It was a great feeling earlier on this month to set off in my car full of ice blocks, tube racks, blue role, etc, and head off to Dorset for my first field trip of my PhD, and post-lockdown.
I am a first- (though soon to be second) year PhD student at the University of Exeter supervised by Prof. Will Gaze, Dr Anne Leonard (both from the University of Exeter), and Dr Andrew Singer (from the Centre for Ecology and Hydrology (CEH)), and funded through the Medical Research Foundation (MRF) AMR Training programme, and the University of Exeter through SWEEP.
Like so many others students, most of my PhD work came grinding to a halt once the university had to be closed when COVID-19 hit. A lot of my work had to shift online, making the most of my time to read papers, work on my literature review, plan later chapters, and do online training courses. I suspect I am not alone in saying that I have found the shift to home working and everything else that has come with lockdown very difficult.

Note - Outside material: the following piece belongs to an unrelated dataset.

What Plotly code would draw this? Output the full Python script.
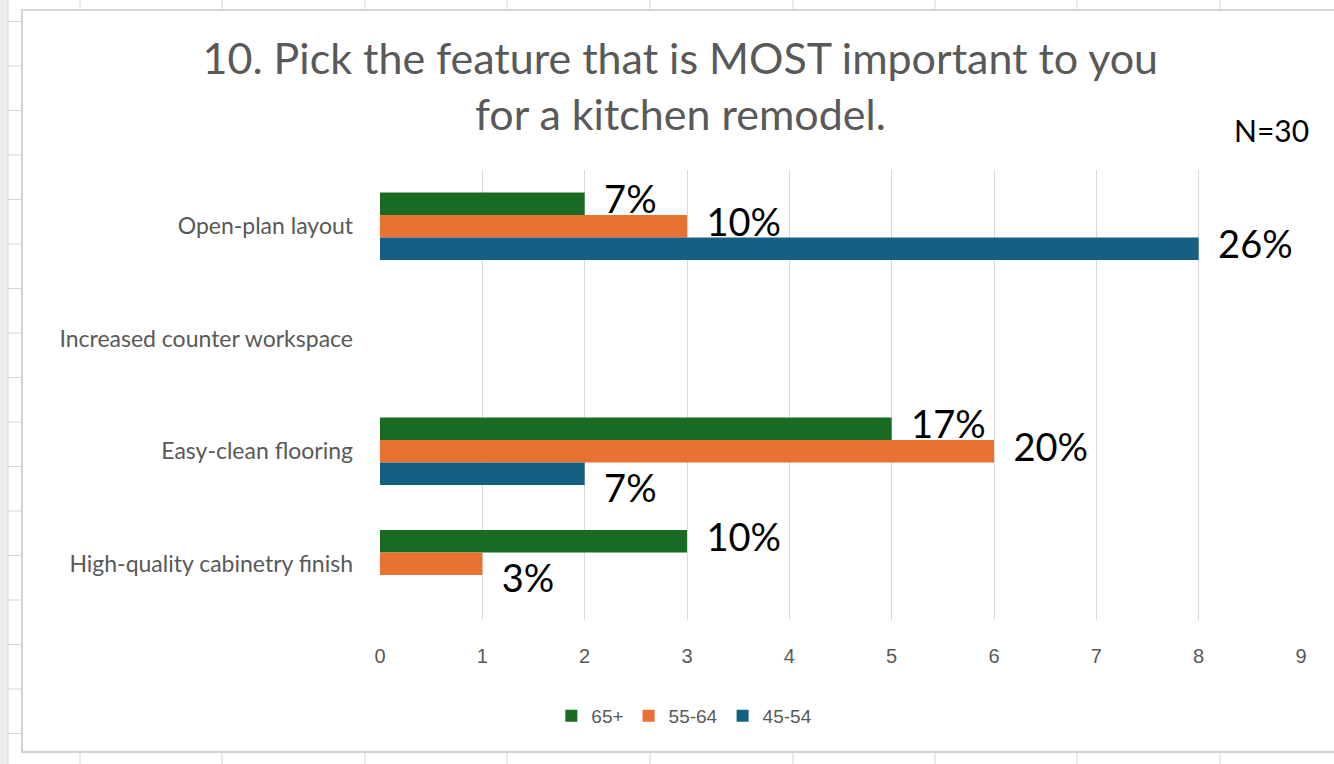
import plotly.graph_objects as go

# survey data (N=30), counts per age group
features = ["Open-plan layout", "Increased counter workspace",
            "Easy-clean flooring", "High-quality cabinetry finish"]
groups = ["65+", "55-64", "45-54"]
count_65 = [2, None, 5, 3]
count_55 = [3, None, 6, 1]
count_45 = [8, None, 2, None]
pct_65 = ["7%", "", "17%", "10%"]
pct_55 = ["10%", "", "20%", "3%"]
pct_45 = ["26%", "", "7%", ""]
label_pos_65 = ["middle right", "middle right", "middle right", "middle right"]
label_pos_55 = ["middle right", "middle right", "middle right", "bottom right"]
label_pos_45 = ["middle right", "middle right", "bottom right", "middle right"]
x_ticks = list(range(0, 10))

colors = ["#196B24", "#E97132", "#156082"]
W, H = 1334, 764
L, R, T, B = 380, 33, 170, 144


def px_x(x):
    return (x - L) / (W - L - R)


def px_y(y):
    return (H - B - y) / (H - T - B)


fig = go.Figure()
series = [(count_65, pct_65, label_pos_65), (count_55, pct_55, label_pos_55),
          (count_45, pct_45, label_pos_45)]
for name, color, (vals, _, _) in zip(groups, colors, series):
    fig.add_trace(go.Bar(y=features, x=vals, name=name, orientation="h",
                         marker=dict(color=color, line=dict(width=0))))

# percentage labels, grouped like the bars
for name, (vals, labels, pos) in zip(groups, series):
    fig.add_trace(go.Scatter(y=features, x=vals, mode="text", text=labels,
                             texttemplate="\u00a0\u00a0%{text}",
                             textposition=pos, orientation="h",
                             textfont=dict(family="Lato", size=38, color="#000000"),
                             showlegend=False, hoverinfo="skip", cliponaxis=False))

# spreadsheet backdrop
shapes = [dict(type="rect", xref="paper", yref="paper", layer="below",
               x0=px_x(0), x1=px_x(8), y0=px_y(0), y1=px_y(H),
               fillcolor="#eeeeee", line=dict(width=0))]
for cx in [80, 222, 365, 507, 650, 793, 935, 1077, 1220]:
    for ya, yb in [(0, 10), (752, H)]:
        shapes.append(dict(type="line", xref="paper", yref="paper", layer="below",
                           x0=px_x(cx), x1=px_x(cx), y0=px_y(ya), y1=px_y(yb),
                           line=dict(color="#d6d6d6", width=1)))
ry = 333
while ry > 10:
    ry -= 44.5
ry += 44.5
while ry < 752:
    shapes.append(dict(type="line", xref="paper", yref="paper", layer="below",
                       x0=px_x(8), x1=px_x(22), y0=px_y(ry), y1=px_y(ry),
                       line=dict(color="#d6d6d6", width=1)))
    ry += 44.5
shapes.append(dict(type="line", xref="paper", yref="paper", layer="below",
                   x0=px_x(8), x1=px_x(8), y0=px_y(0), y1=px_y(H),
                   line=dict(color="#d6d6d6", width=1)))
shapes.append(dict(type="rect", xref="paper", yref="paper", layer="below",
                   x0=px_x(22), x1=px_x(W + 10), y0=px_y(10), y1=px_y(752),
                   fillcolor="#ffffff", line=dict(color="#d4d4d4", width=2)))

fig.update_layout(
    width=W, height=H,
    margin=dict(l=L, r=R, t=T, b=B),
    paper_bgcolor="#ffffff",
    plot_bgcolor="rgba(0,0,0,0)",
    barmode="group", bargap=0.4, bargroupgap=0,
    scattermode="group", scattergap=0.4,
    title=dict(text="10. Pick the feature that is MOST important to you<br>for a kitchen remodel.",
               x=0.51, xanchor="center", y=1 - 74 / H, yanchor="middle",
               font=dict(family="Lato", size=43, color="#595959")),
    xaxis=dict(range=[0, 9], tickvals=x_ticks, showgrid=True, gridcolor="#d9d9d9",
               gridwidth=1, zeroline=False, showline=False, ticks="",
               tickfont=dict(family="Liberation Sans Narrow, Liberation Sans", size=20,
                             color="#595959"),
               ticklabelstandoff=22),
    yaxis=dict(categoryorder="array", categoryarray=features, autorange="reversed",
               showgrid=False, zeroline=False, showline=False, ticks="",
               tickfont=dict(family="Lato", size=23, color="#595959"),
               ticklabelstandoff=26),
    legend=dict(orientation="h", xref="container", yref="container",
                x=0.513, xanchor="center", y=1 - 716 / H, yanchor="middle",
                font=dict(family="Liberation Sans Narrow, Liberation Sans", size=19,
                          color="#595959"),
                itemwidth=30, traceorder="normal"),
    shapes=shapes,
    annotations=[dict(text="N=30", xref="paper", yref="paper",
                      x=px_x(1271), y=px_y(130), xanchor="center", yanchor="middle",
                      showarrow=False, font=dict(family="Lato", size=30, color="#000000"))],
)

fig.write_html("out.html", config={"displayModeBar": False},
               post_script="document.body.style.margin = '0';")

Slowly, the campus started to open up again and we have been able to re-start laboratory work. It has still felt alien though, returning to short pre-booked lab shifts, complicated one-way systems, sanitisation stations what feels like every 20 yards, and near-empty buildings.
My first field trip has been the most normal I have felt in months. I packed up the car, bleary-eyed at 8:30am (seriously who wakes up that early), and headed off on the 3½ hour journey down small country lanes to a mesocosm pond site (associated with Queen Mary University and the FDA) in what feels like the middle of nowhere. The views from the field site are fantastic, and I had beautiful sunshine the whole day, so thankfully I remembered a cap and sun cream.
I took some water quality readings (although the pH probe took so long to decide what the number was that I felt like I was training for the world’s longest squat, and my thighs still hurt), and sediment samples. I regretted not labelling my tubes the day before, but hopefully, I will have learnt my lesson for the next time.
I then began my long drive back, and after finishing up in the lab I headed home at 8:30pm. I realise that it’s weird to call a 12-hour day with 7 hours behind the wheel enjoyable, but I finally felt like I was getting back on track to normal. Now I just have to process everything.